Le Pédiluve ‒ Graded Exposure to Feet de l’artiste illustrateur Olivier Spinewine perce l’univers du dessin contemporain belge, en nous offrant plus de 80 vues inédites de la seule structure anatomique qui est perpendiculaire à notre corps (au repos) !
Imaginez des pieds… flexibles, solides, saignants, humides, goutteux, fourchus, levés, fatigués, curieux, impertinents, espiègles, angoissés, morbides, alloooongés, courts, embrochés, coupés, tordus, maigres, carrés, déguisés, érogènes, bizarroïdes, froids, nerveux, en sueur, secs, entrelacés, anguleux, démesurés, énervés, palmés, déformés, séduisants, sexualisés, rebutants, rejetés, effilés, fins, gonflés, éclectiques, jolis, uniques...
Imaginez des pieds !
Et ce n’est qu’un brève carrousel de ce que l’on peut observer en images en feuilletant le Pédiluve , le dernier livre illustré d’Olivier Spinewine, artiste belge, professeur à l’ESA Saint Luc et à l’ISPG à Bruxelles.
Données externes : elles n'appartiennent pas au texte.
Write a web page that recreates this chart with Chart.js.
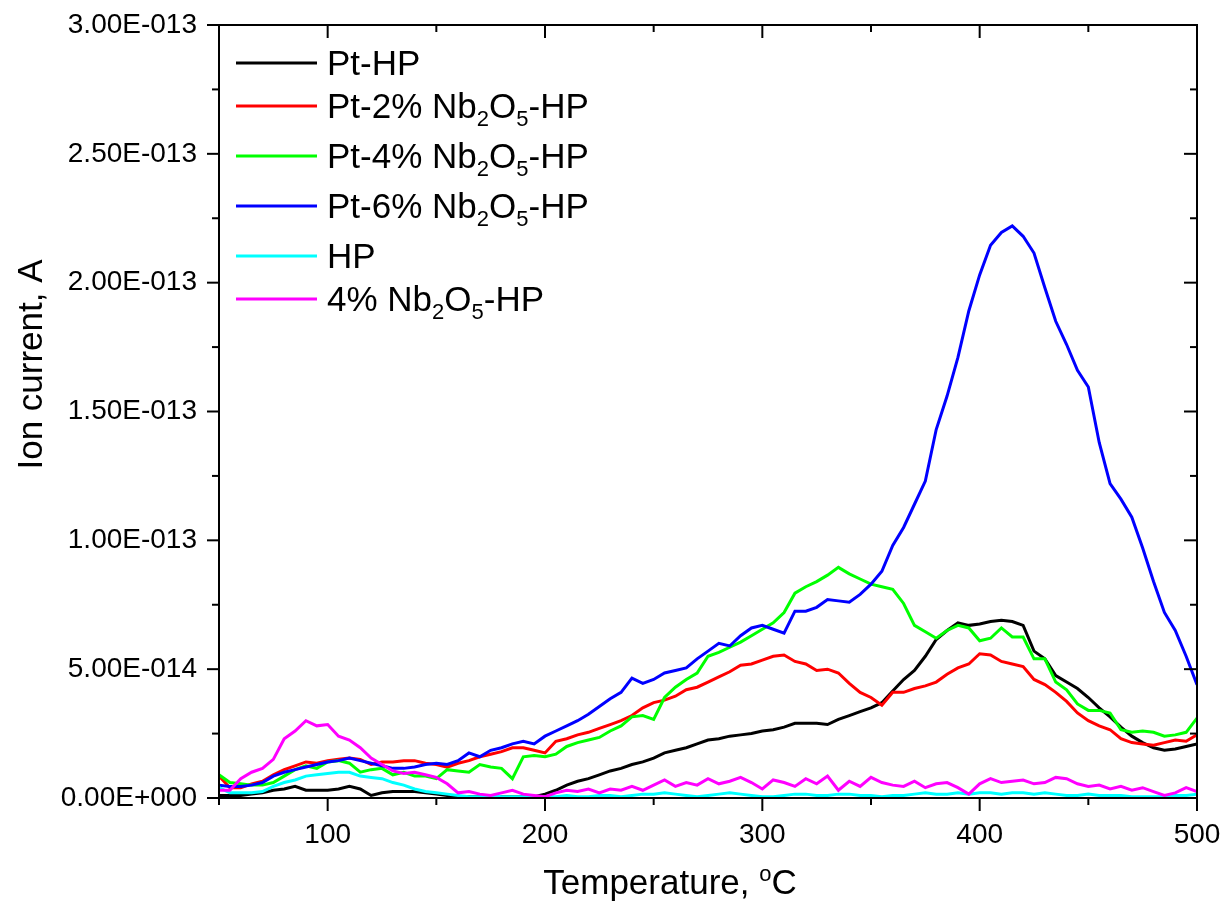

Publication issue de l’exposition qui s’est tenue de mars à avril 2022 au Clignoteur sur la Place de la Vieille Halle aux Blés, au centre-ville Bruxellois.
L’ouvrage est publié par Lustre, maison d’édition initiée par l’artiste, lequel compte parmi ses précédents ouvrages Clair Soleil paru à la Cinquième Couche (2005), Nibiapa (2010), Corso à contre-main (CFC-Editions, 2020). Il est aussi créateur du projet photographique Villevue (2022) en collaboration avec l’artiste Jiacinto Branducci, présenté en parallèle du projet le Pédiluve au Clignoteur.
Dans le Pédiluve ‒ Graded Exposure to Feet , l’artiste propose un voyage graphique inédit, en se consacrant à la partie du corps humain qui n’a malheureusement pas une place d’honneur dans l’art de la représentation. Autant les mains ont été considérées pendant des siècles comme les structures anatomiques les plus difficiles à représenter en forme bidimensionnelle, en dessin et en peinture, les mêmes préoccupations n’ont pas été transmises aux pieds .
Olivier Spinewine ne confère pas à ce sujet pictural l’allure d’une perfection anatomique ‒ qui peut se traduire en dessin par un geste banal s’il se veut universel ‒, mais il nous livre plus de 80 dessins uniques de pieds uniques . Ils sont représentés dans toutes les circonstances dont ils sont, même à notre insu, protagonistes, et dans toutes les situations dans lesquelles ils se voient vifs et vivants.
Le résultat constitue un livre grand format aux couleurs pastel, douces bien qu’étranges, dans lequel figurent, en pleines pages, les dessins individuels mêlant techniques au stylo, à l'aquarelle, au pastel et au crayon. Un dessin linéaire et nerveux, qui suit l’objet de vénération le plus oublié de l’histoire humaine. Nous y admirons en série des pieds qui jouent, qui s’imposent, qui marchent, qui trébuchent, qui dansent, qui séduisent, qui transmettent les vibrations, qui rejettent. Des pieds nus sur la terre.
Dans cet éloge anatomique et formel du pied, qui ternit la primauté graphique de la main, la sensation est celle d’apprendre une nouvelle intelligence. Une intelligence qui se situe à l’autre extrême de notre cerveau, mais qui nous livre des expériences émotionnelles, sensuelles, de jeu, de marche, de vie.
De ce recueil, nous apprécions le nouveau regard que nous portons sur le pied, portion de corps qui a toujours été conçue comme « mesure » du monde, moteur d’une première connaissance terrestre et moteur de nos pas. Si le but était de nous sensibiliser, cet ouvrage perce l’objectif, et nous chatouille dans nos parties plus sensibles et ‒ encore ‒ obscures.
Enfin, éloge aux pieds qui, depuis des millénaires, soutiennent le « poids » des êtres humains.